• _Aim_:
The lines below are to be quoted exactly, from the first through the one that contains "0.291, 0.321, 0.364];".

Start Data shown

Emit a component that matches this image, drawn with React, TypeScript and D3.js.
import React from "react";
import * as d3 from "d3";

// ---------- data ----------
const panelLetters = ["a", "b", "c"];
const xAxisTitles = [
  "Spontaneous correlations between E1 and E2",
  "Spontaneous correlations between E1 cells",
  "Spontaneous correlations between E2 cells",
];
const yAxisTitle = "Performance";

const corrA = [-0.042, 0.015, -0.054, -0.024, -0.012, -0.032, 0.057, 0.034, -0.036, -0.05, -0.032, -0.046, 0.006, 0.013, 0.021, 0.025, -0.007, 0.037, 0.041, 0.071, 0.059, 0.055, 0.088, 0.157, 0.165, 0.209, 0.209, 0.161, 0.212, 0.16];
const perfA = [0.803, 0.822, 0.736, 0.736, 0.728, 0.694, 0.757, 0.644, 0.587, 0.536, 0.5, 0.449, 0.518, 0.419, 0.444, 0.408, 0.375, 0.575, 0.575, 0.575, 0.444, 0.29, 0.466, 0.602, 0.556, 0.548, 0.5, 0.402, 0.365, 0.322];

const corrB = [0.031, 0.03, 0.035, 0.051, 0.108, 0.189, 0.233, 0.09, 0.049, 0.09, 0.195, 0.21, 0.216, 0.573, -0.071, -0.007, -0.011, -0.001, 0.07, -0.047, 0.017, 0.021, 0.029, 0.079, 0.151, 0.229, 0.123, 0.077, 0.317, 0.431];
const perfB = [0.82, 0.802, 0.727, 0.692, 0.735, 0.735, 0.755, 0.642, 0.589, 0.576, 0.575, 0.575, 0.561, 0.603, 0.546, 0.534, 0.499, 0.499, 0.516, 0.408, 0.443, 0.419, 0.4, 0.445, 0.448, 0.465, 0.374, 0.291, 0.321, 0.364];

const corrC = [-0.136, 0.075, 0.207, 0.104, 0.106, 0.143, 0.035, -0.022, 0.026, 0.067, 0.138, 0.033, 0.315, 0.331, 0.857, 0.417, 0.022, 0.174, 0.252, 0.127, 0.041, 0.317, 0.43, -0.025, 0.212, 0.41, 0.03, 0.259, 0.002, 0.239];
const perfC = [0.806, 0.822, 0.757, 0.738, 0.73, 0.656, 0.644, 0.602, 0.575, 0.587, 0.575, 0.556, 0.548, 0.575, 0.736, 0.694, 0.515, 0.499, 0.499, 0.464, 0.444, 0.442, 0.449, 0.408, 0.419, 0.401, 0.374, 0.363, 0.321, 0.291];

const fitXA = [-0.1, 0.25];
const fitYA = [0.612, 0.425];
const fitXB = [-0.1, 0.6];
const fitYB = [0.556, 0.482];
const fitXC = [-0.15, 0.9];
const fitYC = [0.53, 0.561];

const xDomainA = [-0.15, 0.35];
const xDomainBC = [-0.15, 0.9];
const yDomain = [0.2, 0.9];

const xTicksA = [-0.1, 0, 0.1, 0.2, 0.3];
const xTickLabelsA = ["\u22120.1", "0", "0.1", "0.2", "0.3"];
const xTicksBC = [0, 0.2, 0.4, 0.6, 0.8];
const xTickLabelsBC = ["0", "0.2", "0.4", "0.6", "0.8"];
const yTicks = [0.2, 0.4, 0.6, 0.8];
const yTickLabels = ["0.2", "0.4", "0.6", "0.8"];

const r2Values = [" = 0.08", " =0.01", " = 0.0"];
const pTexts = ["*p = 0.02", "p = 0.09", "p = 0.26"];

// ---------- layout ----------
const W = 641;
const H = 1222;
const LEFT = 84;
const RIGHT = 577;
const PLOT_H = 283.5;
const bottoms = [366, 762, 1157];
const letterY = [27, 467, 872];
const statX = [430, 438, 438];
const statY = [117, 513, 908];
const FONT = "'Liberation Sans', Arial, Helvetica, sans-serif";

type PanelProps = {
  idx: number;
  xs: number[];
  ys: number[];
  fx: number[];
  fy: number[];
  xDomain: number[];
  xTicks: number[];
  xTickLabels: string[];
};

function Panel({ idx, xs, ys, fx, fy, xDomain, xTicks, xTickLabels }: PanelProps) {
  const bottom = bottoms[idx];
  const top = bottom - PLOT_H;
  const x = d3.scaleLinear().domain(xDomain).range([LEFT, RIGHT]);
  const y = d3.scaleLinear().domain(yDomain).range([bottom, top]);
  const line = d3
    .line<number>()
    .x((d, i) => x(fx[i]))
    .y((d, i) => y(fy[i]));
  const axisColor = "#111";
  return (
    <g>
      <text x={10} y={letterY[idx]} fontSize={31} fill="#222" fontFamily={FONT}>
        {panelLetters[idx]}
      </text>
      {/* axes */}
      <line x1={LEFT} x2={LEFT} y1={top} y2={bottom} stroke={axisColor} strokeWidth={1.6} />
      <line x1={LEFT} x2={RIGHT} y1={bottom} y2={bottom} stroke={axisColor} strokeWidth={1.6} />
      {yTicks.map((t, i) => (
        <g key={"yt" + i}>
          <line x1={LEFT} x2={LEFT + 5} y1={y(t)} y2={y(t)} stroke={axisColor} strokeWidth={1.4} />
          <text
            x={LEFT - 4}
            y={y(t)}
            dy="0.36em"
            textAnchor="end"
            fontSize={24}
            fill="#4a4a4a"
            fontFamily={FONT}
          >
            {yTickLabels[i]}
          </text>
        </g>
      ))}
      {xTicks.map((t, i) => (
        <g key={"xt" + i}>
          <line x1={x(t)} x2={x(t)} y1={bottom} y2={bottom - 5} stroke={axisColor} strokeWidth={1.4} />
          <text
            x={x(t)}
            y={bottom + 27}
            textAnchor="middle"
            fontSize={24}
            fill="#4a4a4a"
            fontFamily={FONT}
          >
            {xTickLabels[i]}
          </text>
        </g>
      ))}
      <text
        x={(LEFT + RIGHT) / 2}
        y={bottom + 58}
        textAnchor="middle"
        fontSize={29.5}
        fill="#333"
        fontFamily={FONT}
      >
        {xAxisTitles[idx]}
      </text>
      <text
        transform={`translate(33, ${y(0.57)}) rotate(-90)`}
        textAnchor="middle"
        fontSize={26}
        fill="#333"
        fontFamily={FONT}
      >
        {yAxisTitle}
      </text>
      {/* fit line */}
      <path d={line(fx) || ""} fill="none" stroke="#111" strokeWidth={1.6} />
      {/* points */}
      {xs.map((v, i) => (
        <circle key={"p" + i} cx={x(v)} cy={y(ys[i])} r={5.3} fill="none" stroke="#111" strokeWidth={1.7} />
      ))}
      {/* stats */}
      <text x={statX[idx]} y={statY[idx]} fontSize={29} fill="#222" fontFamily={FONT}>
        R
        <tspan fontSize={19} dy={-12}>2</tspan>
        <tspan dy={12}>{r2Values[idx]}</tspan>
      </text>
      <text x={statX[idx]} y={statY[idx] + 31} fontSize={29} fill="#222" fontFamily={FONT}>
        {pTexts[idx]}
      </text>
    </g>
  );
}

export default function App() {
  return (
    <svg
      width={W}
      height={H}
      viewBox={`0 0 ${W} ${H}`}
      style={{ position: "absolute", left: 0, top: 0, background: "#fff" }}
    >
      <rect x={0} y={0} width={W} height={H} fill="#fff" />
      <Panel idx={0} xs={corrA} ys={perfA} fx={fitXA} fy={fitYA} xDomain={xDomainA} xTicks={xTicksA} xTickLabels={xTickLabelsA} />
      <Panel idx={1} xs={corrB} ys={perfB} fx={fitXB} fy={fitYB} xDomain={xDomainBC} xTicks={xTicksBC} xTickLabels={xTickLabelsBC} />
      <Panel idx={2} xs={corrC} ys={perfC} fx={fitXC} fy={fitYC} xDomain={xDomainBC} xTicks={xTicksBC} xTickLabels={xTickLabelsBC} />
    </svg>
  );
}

End Data shown

• _Response to this task_:
Emit a component that matches this image, drawn with React, TypeScript and D3.js.
import React from "react";
import * as d3 from "d3";

// ---------- data ----------
const panelLetters = ["a", "b", "c"];
const xAxisTitles = [
  "Spontaneous correlations between E1 and E2",
  "Spontaneous correlations between E1 cells",
  "Spontaneous correlations between E2 cells",
];
const yAxisTitle = "Performance";

const corrA = [-0.042, 0.015, -0.054, -0.024, -0.012, -0.032, 0.057, 0.034, -0.036, -0.05, -0.032, -0.046, 0.006, 0.013, 0.021, 0.025, -0.007, 0.037, 0.041, 0.071, 0.059, 0.055, 0.088, 0.157, 0.165, 0.209, 0.209, 0.161, 0.212, 0.16];
const perfA = [0.803, 0.822, 0.736, 0.736, 0.728, 0.694, 0.757, 0.644, 0.587, 0.536, 0.5, 0.449, 0.518, 0.419, 0.444, 0.408, 0.375, 0.575, 0.575, 0.575, 0.444, 0.29, 0.466, 0.602, 0.556, 0.548, 0.5, 0.402, 0.365, 0.322];

const corrB = [0.031, 0.03, 0.035, 0.051, 0.108, 0.189, 0.233, 0.09, 0.049, 0.09, 0.195, 0.21, 0.216, 0.573, -0.071, -0.007, -0.011, -0.001, 0.07, -0.047, 0.017, 0.021, 0.029, 0.079, 0.151, 0.229, 0.123, 0.077, 0.317, 0.431];
const perfB = [0.82, 0.802, 0.727, 0.692, 0.735, 0.735, 0.755, 0.642, 0.589, 0.576, 0.575, 0.575, 0.561, 0.603, 0.546, 0.534, 0.499, 0.499, 0.516, 0.408, 0.443, 0.419, 0.4, 0.445, 0.448, 0.465, 0.374, 0.291, 0.321, 0.364];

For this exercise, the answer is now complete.